Mais c’est selon moi (et selon le Robert) un sens bien particulier du substantif, réservé à un domaine bien spécifique. Et c’est un sens qui met plutôt l’accent sur le caractère « brut » de ce dont on parle, en évoquant l’idée de données, d’informations de départ pour l’analyse — alors que, dans le sens que les pédagogues francophones donnent fautivement au substantif en français, ce n’est pas de telles données brutes dont il s’agit quand on parle abusivement de *matériel pédagogique, mais bel et bien de documents issus d’un travail de préparation, qui sont tout sauf bruts.

Il faut cesser, quand on utilise les dictionnaires, de profiter de l’excuse qu’un terme a un sens se rapprochant (plus ou moins) de l’anglais dans un domaine pointu et spécialisé pour justifier l’anglicisme dans la langue courante, où il n’a pas lieu d’être et ne peut être défendu. Les abréviations qu’un dictionnaire comme le Robert insère au début du sens d’un mot, avant la définition, sont d’une importance cruciale. Elles circonscrivent son emploi et éliminent la possibilité d’utiliser le mot dans ce sens dans d’autres domaines que celui qui est indiqué.

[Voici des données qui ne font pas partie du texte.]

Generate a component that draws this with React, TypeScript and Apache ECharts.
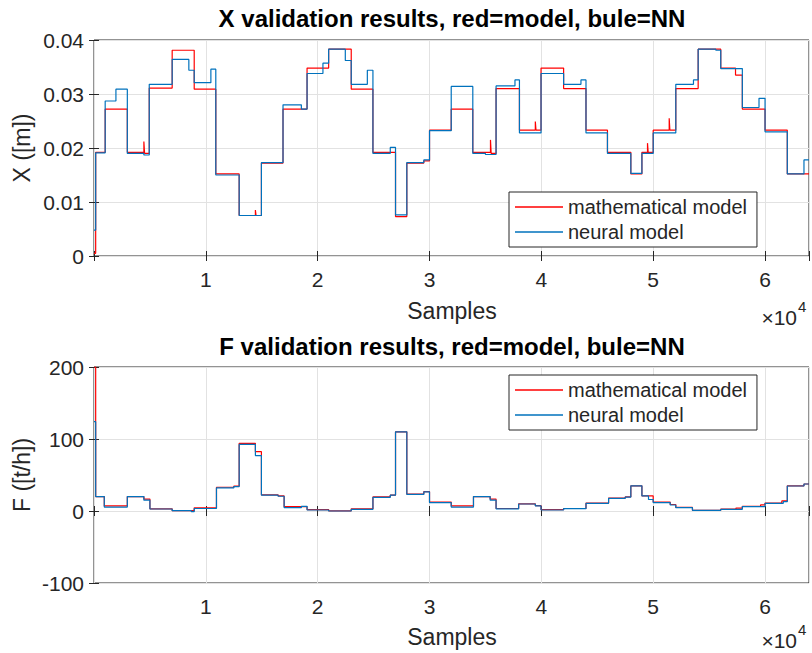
import React, { useEffect, useRef } from "react";
import * as echarts from "echarts";

// ---------- data ----------
const X_MAX = 63930;
const xTicks = [1, 2, 3, 4, 5, 6]; // ×10^4

// X plot: neural model (blue)
const xNeuralAt = [0, 150, 1000, 1960, 2980, 4460, 4940, 6990, 8480, 8960, 10450, 10890, 12980, 14970, 16900, 18540, 19050, 20470, 20980, 22470, 23000, 24440, 24940, 26490, 26960, 27970, 29490, 30000, 31940, 33870, 35000, 35950, 37640, 38040, 39970, 41990, 43540, 43990, 45910, 48000, 48990, 50000, 52020, 53600, 54020, 55600, 56040, 57970, 59460, 60000, 61990, 63480];
const xNeuralVal = [0.0048, 0.0191, 0.0287, 0.0309, 0.019, 0.0187, 0.0318, 0.0364, 0.0344, 0.0321, 0.0346, 0.015, 0.0075, 0.0173, 0.028, 0.0272, 0.0338, 0.0357, 0.0383, 0.0362, 0.0318, 0.0344, 0.019, 0.0201, 0.0076, 0.0173, 0.0178, 0.0232, 0.0314, 0.019, 0.0188, 0.0315, 0.0326, 0.0228, 0.0338, 0.0318, 0.0326, 0.0228, 0.019, 0.0153, 0.019, 0.0228, 0.0318, 0.0326, 0.0383, 0.0381, 0.0347, 0.0275, 0.0292, 0.023, 0.0152, 0.0178];

// X plot: mathematical model (red)
const xMathAt = [0, 150, 1000, 2980, 4460, 4520, 4940, 6990, 8960, 10890, 12980, 14430, 14490, 14970, 16900, 19050, 20980, 23000, 24940, 26960, 27970, 29490, 30000, 31940, 33870, 35450, 35510, 35950, 38040, 39460, 39520, 39970, 41990, 43990, 45910, 48000, 48990, 49490, 49550, 50000, 51430, 51490, 52020, 54020, 56040, 57360, 57970, 60000, 61990];
const xMathVal = [0.0005, 0.0192, 0.0272, 0.0192, 0.0212, 0.019, 0.0311, 0.0381, 0.0309, 0.0152, 0.0075, 0.0085, 0.0075, 0.0172, 0.0272, 0.0348, 0.0383, 0.0309, 0.0192, 0.0073, 0.0172, 0.0176, 0.0233, 0.0272, 0.0192, 0.0215, 0.019, 0.031, 0.0233, 0.0249, 0.0233, 0.0348, 0.031, 0.0233, 0.0192, 0.0152, 0.0192, 0.0209, 0.0192, 0.0233, 0.0255, 0.0233, 0.031, 0.0383, 0.0348, 0.0335, 0.0272, 0.0233, 0.0152];

// F plot: neural model (blue)
const fNeuralAt = [0, 150, 920, 2980, 4460, 5000, 6990, 8700, 8960, 10950, 12500, 12980, 14430, 14970, 16460, 17000, 18540, 19050, 20980, 23000, 24940, 26490, 26960, 27970, 29490, 30000, 31940, 33930, 35420, 35950, 37970, 39460, 39970, 41990, 43990, 46010, 47500, 48000, 48990, 49580, 50000, 51520, 52020, 53510, 56040, 57970, 60000, 61630, 61990, 63480];
const fNeuralVal = [124, 20, 5.5, 20, 15, 2.8, 0.5, -1, 3.5, 32, 33.9, 92.5, 77, 22, 20.5, 4.6, 6.5, 1.4, 0, 2.3, 19, 22, 110, 23, 26.5, 11.5, 5.5, 20, 15, 3, 9.7, 7, 1.4, 3.2, 10.6, 17.6, 19.4, 35, 21, 16, 11.6, 8.3, 4.6, 0.9, 2.3, 6.2, 10.6, 13, 34.7, 37.5];

// F plot: mathematical model (red)
const fMathAt = [0, 150, 920, 2980, 4460, 5000, 6990, 8960, 10950, 12500, 12980, 14430, 14970, 16460, 17000, 19050, 20980, 23000, 24940, 26490, 26960, 27970, 29490, 30000, 31940, 33930, 35420, 35950, 37970, 39460, 39970, 41990, 43990, 46010, 47500, 48000, 48990, 50000, 51520, 52020, 53510, 56040, 57400, 57970, 59600, 60000, 61500, 61990, 63480];
const fMathVal = [200, 20, 7, 20, 16.5, 3, 0.5, 4.5, 33, 34.5, 94, 82.4, 22.5, 21, 6, 2, 0.3, 3, 19.5, 22, 110, 23.5, 27, 12.5, 7, 20, 16.5, 3.5, 10, 7.5, 2, 3.5, 11, 18, 19.5, 35, 21, 12.5, 9, 5, 1, 2.5, 4, 6.5, 8.5, 11, 14, 35, 37.5];

const xTitle = "X validation results, red=model, bule=NN";
const fTitle = "F validation results, red=model, bule=NN";
const xYName = "X ([m])";
const fYName = "F ([t/h])";
const xName = "Samples";
const seriesNames = ["mathematical model", "neural model"];

// ---------- helpers ----------
function toPairs(at: number[], val: number[]): number[][] {
  const p = at.map((a, i) => [a, val[i]]);
  p.push([X_MAX, val[val.length - 1]]);
  return p;
}

const FONT = "'Liberation Sans', Arial, Helvetica, sans-serif";
const INK = "#262626";
const GRIDC = "#e2e2e2";
const RED = "#FF0000";
const BLUE = "#0072BD";

export default function App() {
  const ref = useRef<HTMLDivElement>(null);
  useEffect(() => {
    if (!ref.current) return;
    const chart = echarts.init(ref.current, undefined, { renderer: "svg" });

    const grids = [
      { left: 94, top: 40, width: 716, height: 216 },
      { left: 94, top: 367, width: 716, height: 216 },
    ].map((g) => ({ ...g, show: true, borderColor: INK, borderWidth: 1, backgroundColor: "#fff" }));

    const xLabelFmt = (v: number) => {
      if (v === 0 || v % 10000 !== 0) return "";
      const k = v / 10000;
      return xTicks.includes(k) ? String(k) : "";
    };

    const xAxes: any[] = [];
    const yAxes: any[] = [];
    [0, 1].forEach((gi) => {
      xAxes.push({
        type: "value", gridIndex: gi, min: 0, max: X_MAX, interval: 10000, position: "bottom",
        axisLine: { show: false },
        axisTick: { show: true, inside: true, length: 5, lineStyle: { color: INK } },
        axisLabel: { show: true, formatter: xLabelFmt, margin: 13, fontSize: 21, color: INK, fontFamily: FONT },
        splitLine: { show: true, lineStyle: { color: GRIDC, width: 1 } },
      });
      xAxes.push({
        type: "value", gridIndex: gi, min: 0, max: X_MAX, interval: 10000, position: "top",
        axisLine: { show: false },
        axisTick: { show: true, inside: true, length: 5, lineStyle: { color: INK } },
        axisLabel: { show: false },
        splitLine: { show: false },
      });
    });
    const yCfg = [
      { min: 0, max: 0.04, interval: 0.01, fmt: (v: number) => (Math.abs(v) < 1e-12 ? "0" : v.toFixed(2)) },
      { min: -100, max: 200, interval: 100, fmt: (v: number) => String(Math.round(v)) },
    ];
    [0, 1].forEach((gi) => {
      const c = yCfg[gi];
      yAxes.push({
        type: "value", gridIndex: gi, min: c.min, max: c.max, interval: c.interval, position: "left",
        axisLine: { show: false },
        axisTick: { show: true, inside: true, length: 5, lineStyle: { color: INK } },
        axisLabel: { show: true, formatter: c.fmt, margin: 10, fontSize: 21, color: INK, fontFamily: FONT },
        splitLine: { show: true, lineStyle: { color: GRIDC, width: 1 } },
      });
      yAxes.push({
        type: "value", gridIndex: gi, min: c.min, max: c.max, interval: c.interval, position: "right",
        axisLine: { show: false },
        axisTick: { show: true, inside: true, length: 5, lineStyle: { color: INK } },
        axisLabel: { show: false },
        splitLine: { show: false },
      });
    });

    const mkSeries = (name: string, data: number[][], color: string, xi: number, yi: number) => ({
      type: "line", name, data, step: "end", showSymbol: false, symbol: "none",
      xAxisIndex: xi, yAxisIndex: yi, clip: true,
      lineStyle: { color, width: 1.2 }, itemStyle: { color },
      emphasis: { disabled: true },
    });

    const series = [
      mkSeries(seriesNames[0], toPairs(xMathAt, xMathVal), RED, 0, 0),
      mkSeries(seriesNames[1], toPairs(xNeuralAt, xNeuralVal), BLUE, 0, 0),
      mkSeries(seriesNames[0], toPairs(fMathAt, fMathVal), RED, 2, 2),
      mkSeries(seriesNames[1], toPairs(fNeuralAt, fNeuralVal), BLUE, 2, 2),
    ];

    const legendBase = {
      orient: "vertical", left: 509, data: seriesNames, icon: "rect",
      itemWidth: 48, itemHeight: 1.5, itemGap: 5, padding: [5, 10, 5, 6],
      borderColor: INK, borderWidth: 1, backgroundColor: "#fff",
      selectedMode: false,
      textStyle: { fontSize: 20, color: INK, fontFamily: FONT },
    };

    const txt = (text: string, x: number, y: number, size: number, extra: any = {}) => ({
      type: "text", x, y, silent: true,
      style: { text, fontSize: size, fontFamily: FONT, fill: INK, align: "center", verticalAlign: "middle", ...extra },
    });

    const graphic: any[] = [
      txt(xTitle, 452, 18, 24, { fontWeight: "bold", fill: "#000" }),
      txt(fTitle, 452, 346, 24, { fontWeight: "bold", fill: "#000" }),
      txt(xName, 452, 311, 23),
      txt(xName, 452, 637, 23),
      { ...txt(xYName, 22, 148, 23), rotation: Math.PI / 2 },
      { ...txt(fYName, 22, 475, 23), rotation: Math.PI / 2 },
      txt("\u00d710", 797, 317, 21, { align: "right" }),
      txt("4", 798, 306, 15, { align: "left" }),
      txt("\u00d710", 797, 640, 21, { align: "right" }),
      txt("4", 798, 629, 15, { align: "left" }),
    ];

    chart.setOption({
      animation: false,
      backgroundColor: "#fff",
      grid: grids,
      xAxis: xAxes,
      yAxis: yAxes,
      series,
      legend: [
        { ...legendBase, top: 192 },
        { ...legendBase, top: 375 },
      ],
      graphic,
    });
    return () => chart.dispose();
  }, []);

  return <div ref={ref} style={{ position: "absolute", left: 0, top: 0, width: 812, height: 653 }} />;
}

On me dira, pour finir, que la langue évolue et qu’il peut y avoir des glissements de sens, des généralisations par extension, etc. Cela va de soi et je n’ai jamais dit le contraire. Mais ces glissements se font normalement de façon naturelle et intrinsèque et non sous l’influence exclusive (dans une région géographique ou un domaine spécifique) d’une langue étrangère. Je ne vois rien dans l’évolution normale de la langue française telle qu’elle est utilisée par la majorité des francophones qui justifie l’extension du sens du substantif matériel qu’essayent d’imposer certains pédagogues ou autres spécialistes de l’éducation, sous l’influence évidente de l’anglais.